In some sense, although it has created an existential setback insofar as it has left me temporarily without a sense of purpose, I do think the Peace Corps stint being cancelled is on balance a good thing. At least it offers the opportunity for me to get off the the hamster wheel, it feels I have been on, well, since college.

The hamster wheel certainly describes my sense of academia: the same tasks semester after semester, a perverted version of eternal recurrence. To be sure, there were some good things about the wheel. It gave me a sense of purpose and structured my days. And there were certainly times off: summers, winter breaks and sabbaticals. But I was usually involved in some project during those periods, i.e., still on the wheel. And even when I took time away, it was always justified in my mind because of the time I had been on the wheel and deserved a break and the time I would return to the wheel and so needed to rest up for. So the wheel became my reality.

And now I find myself recreating the hamster wheel as I now more or less invent tasks: revise the book, study Chinese, practice classical guitar. But at some point, I would like to give myself a long stretch with nothing to do. Going to the Buddhist meditation center would probably be a good thing--a month long Dathun is probaably what is called for--but I don't see that in my immediate future.

One of the plans I considered before quitting was going to graduate school in Social Work. It was a weekend MSW program in Denver which I was actually quite excited about, and the way my schedule worked I could have pulled it off the first year and then gotten this terminal sabbatical the second year. And I would be lying if I didn't say there have been more than I few moments when I wished I had taken that option. But again, as with the Peace Corps, I am more often greatful I did not. It would have been a continuation of the wheel, indeed, running two wheels at once. I need to get off the wheel, and though physically I have stepped off of it, mentally I am still running the wheel.
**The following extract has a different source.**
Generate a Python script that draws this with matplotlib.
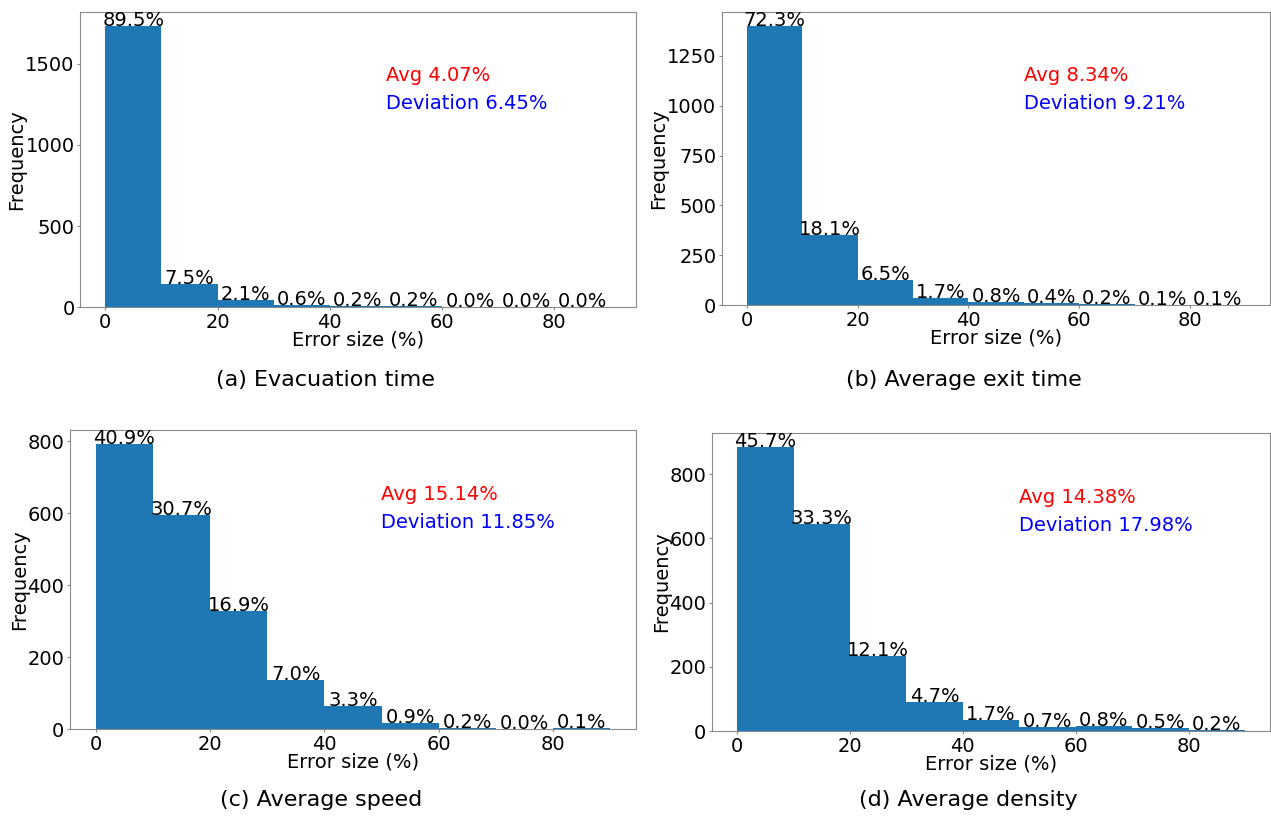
import matplotlib
matplotlib.use("Agg")
import matplotlib.pyplot as plt
import numpy as np

# Share of runs (%) per 10%-wide error bin, one list per metric
bin_edges = [0, 10, 20, 30, 40, 50, 60, 70, 80, 90]
n_runs = 1935

evac_pct = [89.5, 7.5, 2.1, 0.6, 0.2, 0.2, 0.0, 0.0, 0.0]
exit_pct = [72.3, 18.1, 6.5, 1.7, 0.8, 0.4, 0.2, 0.1, 0.1]
speed_pct = [40.9, 30.7, 16.9, 7.0, 3.3, 0.9, 0.2, 0.0, 0.1]
density_pct = [45.7, 33.3, 12.1, 4.7, 1.7, 0.7, 0.8, 0.5, 0.2]

avgs = [4.07, 8.34, 15.14, 14.38]
devs = [6.45, 9.21, 11.85, 17.98]
captions = ["(a) Evacuation time", "(b) Average exit time",
            "(c) Average speed", "(d) Average density"]

fig = plt.figure(figsize=(12.71, 8.21), dpi=100)

# axes boxes [left, bottom, width, height]
boxes = [
    [0.063, 0.626, 0.437, 0.359],
    [0.568, 0.6285, 0.4315, 0.3565],
    [0.055, 0.112, 0.4455, 0.364],
    [0.560, 0.1096, 0.4395, 0.363],
]
caption_pos = [(0.256, 0.537), (0.758, 0.537), (0.253, 0.025), (0.762, 0.025)]

series = [evac_pct, exit_pct, speed_pct, density_pct]

for i, pct in enumerate(series):
    ax = fig.add_axes(boxes[i])
    pct = np.array(pct)
    counts = pct / 100.0 * n_runs
    left = np.array(bin_edges[:-1])
    ax.bar(left, counts, width=10, align="edge", color="#1f77b4", linewidth=0)
    # percentage label sitting on top of each bin
    for x, c, p in zip(left, counts, pct):
        ax.text(x + 5, c, "%.1f%%" % p, ha="center", va="baseline",
                fontsize=14)
    ax.margins(x=0.05, y=0.05)
    ax.set_ylim(bottom=0)
    ax.set_xticks([0, 20, 40, 60, 80])
    ax.tick_params(labelsize=14, length=2, pad=2, color="#8a8a8a")
    ax.set_xlabel("Error size (%)", fontsize=14, labelpad=-1)
    ax.set_ylabel("Frequency", fontsize=14, labelpad=-1)
    for s in ax.spines.values():
        s.set_color("#8a8a8a")
    ax.text(0.55, 0.785, "Avg %.2f%%" % avgs[i], color="red", fontsize=14,
            transform=ax.transAxes, va="center")
    ax.text(0.55, 0.69, "Deviation %.2f%%" % devs[i], color="blue",
            fontsize=14, transform=ax.transAxes, va="center")
    fig.text(caption_pos[i][0], caption_pos[i][1], captions[i],
             ha="center", va="center", fontsize=16)

fig.savefig("out.png", dpi=100)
This is all much easier said than done.The question is what to do once you are off the wheel, and the response at one level is that if you are doing something you are not really off the wheel. Maybe there is no getting off the wheel. On the other hand, the Tao Te Ching tells us, do nothing and nothing will not be done. This at least sounds like it is possible to get off the wheel. The TTC also reminds us that dirty water left to settle becomes clear.